The methodology they (and Vallée’s co-editor Martin Pensa) employ is a fractured editing style akin to Soderbergh’s The Limey, intercutting her point-A-to-point-B physical journey with tiny slivers of flashback, jigsaw-puzzling together how she got to where she’s at. This style serves the dual purpose of creating something of a mystery for viewers (see this image here, understand it there) and appropriating, with a fair amount of accuracy, the rock-skipping of human memory.
And what secrets does that memory contain? As is so often the case with such a daunting and solitary (and dauntingly solitary) pursuit, she’s fleeing bad memories, tragedies, and mistakes. She was raised under, to put it mildly, difficult circumstances. She went to college, engaged with the great writers and feminist thinkers, yet found herself employable only as a waitress. And when the bottom falls out of her world, she seeks out hard drugs and sex with strangers to numb the pain, destroying her marriage and, very nearly, herself.
In several key scenes, Wild shows an admirable interest in engaging with feminist ideas and arguments — mostly in the relationship between Cheryl and her mother (a wonderful Laura Dern), who end up going to college at the same time and wrestling with their own firmly held ideas of what gender roles are and should be, and how to come to terms with them in their own lives. Meanwhile, on Cheryl’s hike, she faces far less abstract challenges, as an attractive woman on a long solo hike presumably would. The filmmakers pay special attention to those implicit and direct threats, indicating how they’re always at least simmering in the background. And when they get ugly, as with a passing, leering hunter whose “tight little ass” comment is followed by, “Can’t a guy give a girl a compliment anymore?,” the scene feels eerily timely to the current conversation about catcalling and harassment.
Yet for as thoughtful and sensitive as those scenes are, there’s something oddly sensationalistic about the handling of Strayed’s sexuality. Look, there’s no question that empty, random sexual encounters aren’t exactly a five-star coping mechanism, but the presentation of female sexual aggressiveness as the ultimate debasement is slightly problematic. What’s worse, Vallée wants to have it both ways; if the sex scenes are tragic emblems of Strayed’s downfall, they’re also shot and cut in the formal language of filmed erotica, carefully framing Witherspoon’s nude body less for emotional impact than for the titillation of an infrequently disrobed star baring all for “the right role.” (Witherspoon, it should be noted, is quite good, even if this seems a calculated attempt to shake her Squaresville image.)

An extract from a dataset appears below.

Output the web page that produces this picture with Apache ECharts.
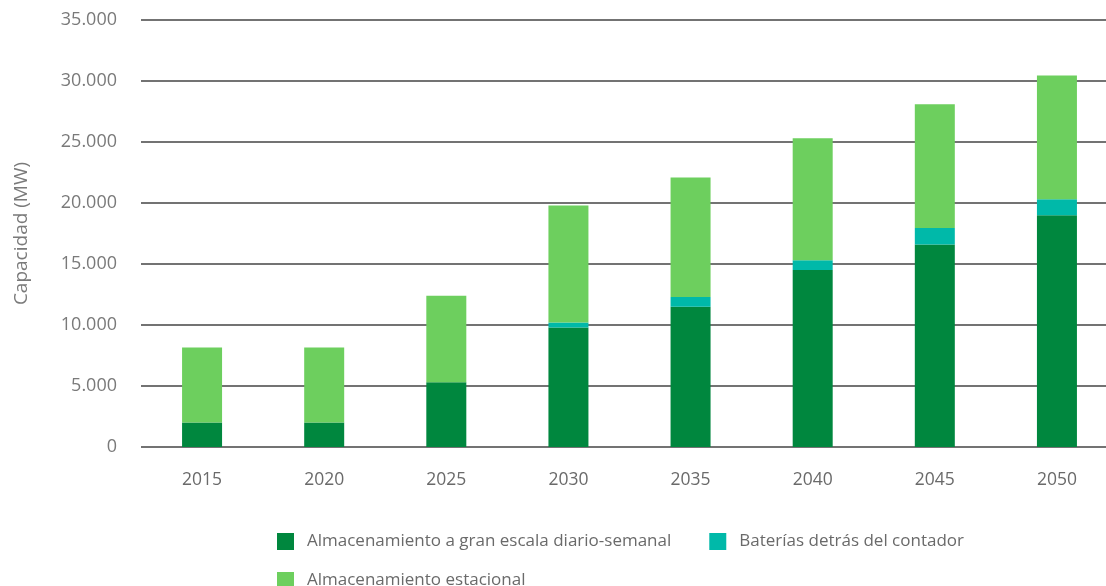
<!DOCTYPE html>
<html>
<head>
<meta charset="utf-8">
<script src="https://cdn.jsdelivr.net/npm/echarts@6/dist/echarts.min.js"></script>
<style>
  html, body { margin: 0; padding: 0; background: #fff; overflow: hidden; }
  /* el gráfico original está recortado por la derecha */
  #chart { width: 1118px; height: 586px; }
</style>
</head>
<body>
<div id="chart"></div>
<script>
  // años
  var years = ['2015', '2020', '2025', '2030', '2035', '2040', '2045', '2050'];
  // MW por tipo
  var granEscala = [2000, 2000, 5300, 9800, 11500, 14500, 16600, 19000];
  var baterias = [0, 0, 0, 400, 800, 800, 1350, 1300];
  var estacional = [6150, 6150, 7100, 9600, 9800, 10000, 10150, 10150];
  var seriesNames = ['Almacenamiento a gran escala diario-semanal', 'Baterías detrás del contador', 'Almacenamiento estacional'];

  var font = '"Open Sans", Lato, sans-serif';

  function fmt(v) {
    return String(v).replace(/\B(?=(\d{3})+(?!\d))/g, '.');
  }

  var chart = echarts.init(document.getElementById('chart'));
  chart.setOption({
    animation: false,
    grid: { left: 141, right: 0, top: 20, bottom: 139 },
    legend: [
      {
        data: [seriesNames[0], seriesNames[1]],
        left: 272, top: 528,
        itemWidth: 17, itemHeight: 17, itemGap: 38,
        icon: 'rect',
        textStyle: { fontFamily: font, fontSize: 17, color: '#6a6a6a', padding: [0, 0, 0, 8] }
      },
      {
        data: [seriesNames[2]],
        left: 272, top: 567,
        itemWidth: 17, itemHeight: 17,
        icon: 'rect',
        textStyle: { fontFamily: font, fontSize: 17, color: '#6a6a6a', padding: [0, 0, 0, 8] }
      }
    ],
    xAxis: {
      type: 'category',
      data: years,
      axisLine: { show: false },
      axisTick: { show: false },
      axisLabel: { fontFamily: font, fontSize: 17.5, color: '#6a6a6a', margin: 24 }
    },
    yAxis: {
      type: 'value',
      min: 0, max: 35000, interval: 5000,
      name: 'Capacidad (MW)',
      nameLocation: 'middle',
      nameGap: 110,
      nameTextStyle: { fontFamily: font, fontSize: 19, color: '#7a7a7a' },
      axisLabel: { fontFamily: font, fontSize: 18, color: '#7a7a7a', margin: 24, formatter: fmt },
      splitLine: { lineStyle: { color: '#444', width: 1.5 } }
    },
    series: [
      { name: seriesNames[0], type: 'bar', stack: 'a', barWidth: 40, data: granEscala, itemStyle: { color: '#00873e' } },
      { name: seriesNames[1], type: 'bar', stack: 'a', barWidth: 40, data: baterias, itemStyle: { color: '#00b9a9' } },
      { name: seriesNames[2], type: 'bar', stack: 'a', barWidth: 40, data: estacional, itemStyle: { color: '#6dcf5e' } }
    ]
  });
</script>
</body>
</html>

These moments are fleeting, and if they’re put aside, there’s a very good film happening here — intense, thoughtful, superbly crafted, with genuine insights into how we punish ourselves (both mentally and physically) before learning how to not only live with regret, but value it. Yet for all of the trouble Wild takes to get into Strayed’s head, you’d think they might’ve drafted filmmakers with a little bit more experience living in a place like that.
Wild is out Wednesday in limited release.